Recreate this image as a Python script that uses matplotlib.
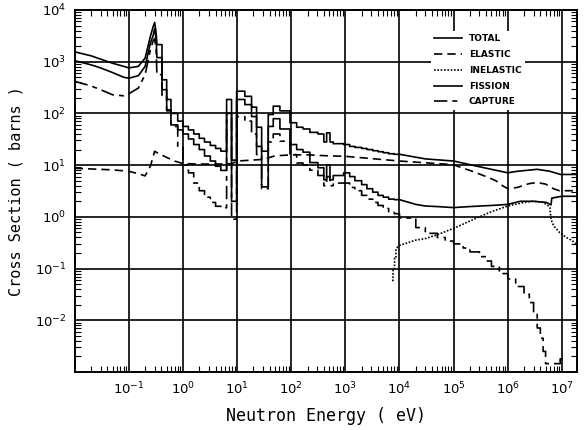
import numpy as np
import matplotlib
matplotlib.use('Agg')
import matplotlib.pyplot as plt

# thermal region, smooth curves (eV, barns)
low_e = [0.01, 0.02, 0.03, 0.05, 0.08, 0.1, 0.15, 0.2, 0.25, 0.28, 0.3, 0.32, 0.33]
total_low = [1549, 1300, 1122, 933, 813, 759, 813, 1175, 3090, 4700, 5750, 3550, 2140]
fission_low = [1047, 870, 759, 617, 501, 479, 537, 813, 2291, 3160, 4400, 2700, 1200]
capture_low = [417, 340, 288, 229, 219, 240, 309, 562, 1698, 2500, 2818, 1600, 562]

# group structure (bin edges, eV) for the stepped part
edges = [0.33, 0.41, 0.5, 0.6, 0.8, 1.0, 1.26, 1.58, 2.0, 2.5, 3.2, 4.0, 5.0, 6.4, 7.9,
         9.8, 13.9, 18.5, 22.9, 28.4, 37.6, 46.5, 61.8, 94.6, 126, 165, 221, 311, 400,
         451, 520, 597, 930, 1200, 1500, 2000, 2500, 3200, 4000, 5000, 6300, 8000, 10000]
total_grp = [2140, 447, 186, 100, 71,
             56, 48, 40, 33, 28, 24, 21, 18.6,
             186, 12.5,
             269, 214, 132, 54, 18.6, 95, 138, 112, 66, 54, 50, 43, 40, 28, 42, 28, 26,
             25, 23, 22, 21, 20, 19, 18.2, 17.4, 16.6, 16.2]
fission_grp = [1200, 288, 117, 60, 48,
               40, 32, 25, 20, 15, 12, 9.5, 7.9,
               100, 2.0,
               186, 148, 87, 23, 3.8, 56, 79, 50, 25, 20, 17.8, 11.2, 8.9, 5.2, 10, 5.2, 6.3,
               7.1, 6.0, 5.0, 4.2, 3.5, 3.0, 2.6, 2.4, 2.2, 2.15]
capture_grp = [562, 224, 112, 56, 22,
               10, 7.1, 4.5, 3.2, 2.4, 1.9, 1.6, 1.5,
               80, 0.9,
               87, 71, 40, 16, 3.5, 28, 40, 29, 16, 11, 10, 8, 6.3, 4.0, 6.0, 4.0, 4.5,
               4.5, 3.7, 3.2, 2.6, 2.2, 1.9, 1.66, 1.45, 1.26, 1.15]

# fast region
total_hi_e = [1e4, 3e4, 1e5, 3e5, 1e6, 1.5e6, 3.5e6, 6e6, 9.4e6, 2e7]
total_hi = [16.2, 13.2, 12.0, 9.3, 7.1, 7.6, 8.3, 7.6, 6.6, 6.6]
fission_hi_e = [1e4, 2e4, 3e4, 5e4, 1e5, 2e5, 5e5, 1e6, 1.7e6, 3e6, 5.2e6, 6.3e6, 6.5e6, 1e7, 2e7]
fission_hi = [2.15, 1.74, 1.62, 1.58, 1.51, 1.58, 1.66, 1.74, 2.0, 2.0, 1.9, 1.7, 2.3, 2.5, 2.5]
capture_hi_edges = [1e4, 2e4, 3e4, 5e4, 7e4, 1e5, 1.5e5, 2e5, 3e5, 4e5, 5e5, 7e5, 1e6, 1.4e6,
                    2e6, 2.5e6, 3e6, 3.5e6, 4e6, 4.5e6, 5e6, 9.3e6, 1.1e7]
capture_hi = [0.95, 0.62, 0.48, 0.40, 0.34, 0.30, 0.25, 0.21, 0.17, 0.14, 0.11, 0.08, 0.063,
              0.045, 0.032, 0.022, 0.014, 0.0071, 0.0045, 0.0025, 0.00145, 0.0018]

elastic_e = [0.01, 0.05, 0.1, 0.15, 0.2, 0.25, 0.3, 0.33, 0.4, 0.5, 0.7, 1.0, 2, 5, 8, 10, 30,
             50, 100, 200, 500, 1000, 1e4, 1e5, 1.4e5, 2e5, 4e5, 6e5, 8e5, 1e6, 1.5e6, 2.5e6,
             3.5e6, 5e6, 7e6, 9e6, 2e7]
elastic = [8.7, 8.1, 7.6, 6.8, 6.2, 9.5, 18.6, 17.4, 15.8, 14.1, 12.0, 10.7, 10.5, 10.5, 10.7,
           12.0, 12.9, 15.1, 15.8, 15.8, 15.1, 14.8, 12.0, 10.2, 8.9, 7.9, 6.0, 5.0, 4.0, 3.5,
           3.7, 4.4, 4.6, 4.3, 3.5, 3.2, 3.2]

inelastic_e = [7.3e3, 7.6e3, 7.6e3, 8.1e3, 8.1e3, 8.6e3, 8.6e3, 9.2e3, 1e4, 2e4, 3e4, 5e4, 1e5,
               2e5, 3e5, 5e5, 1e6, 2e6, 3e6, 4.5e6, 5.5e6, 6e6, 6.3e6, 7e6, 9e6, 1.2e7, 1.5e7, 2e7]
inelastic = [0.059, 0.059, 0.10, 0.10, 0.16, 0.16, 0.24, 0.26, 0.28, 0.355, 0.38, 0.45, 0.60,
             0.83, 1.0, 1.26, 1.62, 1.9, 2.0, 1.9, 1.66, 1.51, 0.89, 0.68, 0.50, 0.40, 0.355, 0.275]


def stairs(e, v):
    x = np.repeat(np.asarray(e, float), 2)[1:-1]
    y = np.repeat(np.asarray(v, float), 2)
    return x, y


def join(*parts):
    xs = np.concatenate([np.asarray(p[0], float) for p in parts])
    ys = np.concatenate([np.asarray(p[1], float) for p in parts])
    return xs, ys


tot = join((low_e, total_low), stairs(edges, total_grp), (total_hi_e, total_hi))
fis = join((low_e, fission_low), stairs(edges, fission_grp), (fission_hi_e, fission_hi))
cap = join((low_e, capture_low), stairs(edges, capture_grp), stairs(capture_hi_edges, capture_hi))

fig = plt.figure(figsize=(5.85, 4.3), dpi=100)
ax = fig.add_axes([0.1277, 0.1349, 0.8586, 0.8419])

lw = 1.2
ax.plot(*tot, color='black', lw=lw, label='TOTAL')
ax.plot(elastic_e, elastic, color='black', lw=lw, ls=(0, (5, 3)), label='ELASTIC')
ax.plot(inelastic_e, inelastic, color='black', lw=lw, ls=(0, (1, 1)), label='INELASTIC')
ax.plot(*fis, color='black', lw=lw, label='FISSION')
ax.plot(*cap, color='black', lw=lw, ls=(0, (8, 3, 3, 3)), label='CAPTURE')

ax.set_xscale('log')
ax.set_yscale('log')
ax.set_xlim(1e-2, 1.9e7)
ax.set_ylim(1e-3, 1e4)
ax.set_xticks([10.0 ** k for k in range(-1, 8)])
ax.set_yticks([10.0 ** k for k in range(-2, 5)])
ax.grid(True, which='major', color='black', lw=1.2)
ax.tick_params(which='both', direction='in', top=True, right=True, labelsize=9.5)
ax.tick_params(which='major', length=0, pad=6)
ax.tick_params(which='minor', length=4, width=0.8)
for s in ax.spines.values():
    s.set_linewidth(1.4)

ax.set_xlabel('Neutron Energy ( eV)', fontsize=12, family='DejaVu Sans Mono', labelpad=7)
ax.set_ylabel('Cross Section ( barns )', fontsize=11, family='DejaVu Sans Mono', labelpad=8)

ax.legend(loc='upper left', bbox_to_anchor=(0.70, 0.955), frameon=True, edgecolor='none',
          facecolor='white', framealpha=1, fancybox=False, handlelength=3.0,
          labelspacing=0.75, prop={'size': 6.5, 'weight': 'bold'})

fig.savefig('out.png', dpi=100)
####################
→ Written task
Repeat the data in full and exactly. Omit pictures.

→ Response to the task
Recreate this image as a Python script that uses matplotlib.
import numpy as np
import matplotlib
matplotlib.use('Agg')
import matplotlib.pyplot as plt

# thermal region, smooth curves (eV, barns)
low_e = [0.01, 0.02, 0.03, 0.05, 0.08, 0.1, 0.15, 0.2, 0.25, 0.28, 0.3, 0.32, 0.33]
total_low = [1549, 1300, 1122, 933, 813, 759, 813, 1175, 3090, 4700, 5750, 3550, 2140]
fission_low = [1047, 870, 759, 617, 501, 479, 537, 813, 2291, 3160, 4400, 2700, 1200]
capture_low = [417, 340, 288, 229, 219, 240, 309, 562, 1698, 2500, 2818, 1600, 562]

# group structure (bin edges, eV) for the stepped part
edges = [0.33, 0.41, 0.5, 0.6, 0.8, 1.0, 1.26, 1.58, 2.0, 2.5, 3.2, 4.0, 5.0, 6.4, 7.9,
         9.8, 13.9, 18.5, 22.9, 28.4, 37.6, 46.5, 61.8, 94.6, 126, 165, 221, 311, 400,
         451, 520, 597, 930, 1200, 1500, 2000, 2500, 3200, 4000, 5000, 6300, 8000, 10000]
total_grp = [2140, 447, 186, 100, 71,
             56, 48, 40, 33, 28, 24, 21, 18.6,
             186, 12.5,
             269, 214, 132, 54, 18.6, 95, 138, 112, 66, 54, 50, 43, 40, 28, 42, 28, 26,
             25, 23, 22, 21, 20, 19, 18.2, 17.4, 16.6, 16.2]
fission_grp = [1200, 288, 117, 60, 48,
               40, 32, 25, 20, 15, 12, 9.5, 7.9,
               100, 2.0,
               186, 148, 87, 23, 3.8, 56, 79, 50, 25, 20, 17.8, 11.2, 8.9, 5.2, 10, 5.2, 6.3,
               7.1, 6.0, 5.0, 4.2, 3.5, 3.0, 2.6, 2.4, 2.2, 2.15]
capture_grp = [562, 224, 112, 56, 22,
               10, 7.1, 4.5, 3.2, 2.4, 1.9, 1.6, 1.5,
               80, 0.9,
               87, 71, 40, 16, 3.5, 28, 40, 29, 16, 11, 10, 8, 6.3, 4.0, 6.0, 4.0, 4.5,
               4.5, 3.7, 3.2, 2.6, 2.2, 1.9, 1.66, 1.45, 1.26, 1.15]

# fast region
total_hi_e = [1e4, 3e4, 1e5, 3e5, 1e6, 1.5e6, 3.5e6, 6e6, 9.4e6, 2e7]
total_hi = [16.2, 13.2, 12.0, 9.3, 7.1, 7.6, 8.3, 7.6, 6.6, 6.6]
fission_hi_e = [1e4, 2e4, 3e4, 5e4, 1e5, 2e5, 5e5, 1e6, 1.7e6, 3e6, 5.2e6, 6.3e6, 6.5e6, 1e7, 2e7]
fission_hi = [2.15, 1.74, 1.62, 1.58, 1.51, 1.58, 1.66, 1.74, 2.0, 2.0, 1.9, 1.7, 2.3, 2.5, 2.5]
capture_hi_edges = [1e4, 2e4, 3e4, 5e4, 7e4, 1e5, 1.5e5, 2e5, 3e5, 4e5, 5e5, 7e5, 1e6, 1.4e6,
                    2e6, 2.5e6, 3e6, 3.5e6, 4e6, 4.5e6, 5e6, 9.3e6, 1.1e7]
capture_hi = [0.95, 0.62, 0.48, 0.40, 0.34, 0.30, 0.25, 0.21, 0.17, 0.14, 0.11, 0.08, 0.063,
              0.045, 0.032, 0.022, 0.014, 0.0071, 0.0045, 0.0025, 0.00145, 0.0018]

elastic_e = [0.01, 0.05, 0.1, 0.15, 0.2, 0.25, 0.3, 0.33, 0.4, 0.5, 0.7, 1.0, 2, 5, 8, 10, 30,
             50, 100, 200, 500, 1000, 1e4, 1e5, 1.4e5, 2e5, 4e5, 6e5, 8e5, 1e6, 1.5e6, 2.5e6,
             3.5e6, 5e6, 7e6, 9e6, 2e7]
elastic = [8.7, 8.1, 7.6, 6.8, 6.2, 9.5, 18.6, 17.4, 15.8, 14.1, 12.0, 10.7, 10.5, 10.5, 10.7,
           12.0, 12.9, 15.1, 15.8, 15.8, 15.1, 14.8, 12.0, 10.2, 8.9, 7.9, 6.0, 5.0, 4.0, 3.5,
           3.7, 4.4, 4.6, 4.3, 3.5, 3.2, 3.2]

inelastic_e = [7.3e3, 7.6e3, 7.6e3, 8.1e3, 8.1e3, 8.6e3, 8.6e3, 9.2e3, 1e4, 2e4, 3e4, 5e4, 1e5,
               2e5, 3e5, 5e5, 1e6, 2e6, 3e6, 4.5e6, 5.5e6, 6e6, 6.3e6, 7e6, 9e6, 1.2e7, 1.5e7, 2e7]
inelastic = [0.059, 0.059, 0.10, 0.10, 0.16, 0.16, 0.24, 0.26, 0.28, 0.355, 0.38, 0.45, 0.60,
             0.83, 1.0, 1.26, 1.62, 1.9, 2.0, 1.9, 1.66, 1.51, 0.89, 0.68, 0.50, 0.40, 0.355, 0.275]


def stairs(e, v):
    x = np.repeat(np.asarray(e, float), 2)[1:-1]
    y = np.repeat(np.asarray(v, float), 2)
    return x, y


def join(*parts):
    xs = np.concatenate([np.asarray(p[0], float) for p in parts])
    ys = np.concatenate([np.asarray(p[1], float) for p in parts])
    return xs, ys


tot = join((low_e, total_low), stairs(edges, total_grp), (total_hi_e, total_hi))
fis = join((low_e, fission_low), stairs(edges, fission_grp), (fission_hi_e, fission_hi))
cap = join((low_e, capture_low), stairs(edges, capture_grp), stairs(capture_hi_edges, capture_hi))

fig = plt.figure(figsize=(5.85, 4.3), dpi=100)
ax = fig.add_axes([0.1277, 0.1349, 0.8586, 0.8419])

lw = 1.2
ax.plot(*tot, color='black', lw=lw, label='TOTAL')
ax.plot(elastic_e, elastic, color='black', lw=lw, ls=(0, (5, 3)), label='ELASTIC')
ax.plot(inelastic_e, inelastic, color='black', lw=lw, ls=(0, (1, 1)), label='INELASTIC')
ax.plot(*fis, color='black', lw=lw, label='FISSION')
ax.plot(*cap, color='black', lw=lw, ls=(0, (8, 3, 3, 3)), label='CAPTURE')

ax.set_xscale('log')
ax.set_yscale('log')
ax.set_xlim(1e-2, 1.9e7)
ax.set_ylim(1e-3, 1e4)
ax.set_xticks([10.0 ** k for k in range(-1, 8)])
ax.set_yticks([10.0 ** k for k in range(-2, 5)])
ax.grid(True, which='major', color='black', lw=1.2)
ax.tick_params(which='both', direction='in', top=True, right=True, labelsize=9.5)
ax.tick_params(which='major', length=0, pad=6)
ax.tick_params(which='minor', length=4, width=0.8)
for s in ax.spines.values():
    s.set_linewidth(1.4)

ax.set_xlabel('Neutron Energy ( eV)', fontsize=12, family='DejaVu Sans Mono', labelpad=7)
ax.set_ylabel('Cross Section ( barns )', fontsize=11, family='DejaVu Sans Mono', labelpad=8)

ax.legend(loc='upper left', bbox_to_anchor=(0.70, 0.955), frameon=True, edgecolor='none',
          facecolor='white', framealpha=1, fancybox=False, handlelength=3.0,
          labelspacing=0.75, prop={'size': 6.5, 'weight': 'bold'})

fig.savefig('out.png', dpi=100)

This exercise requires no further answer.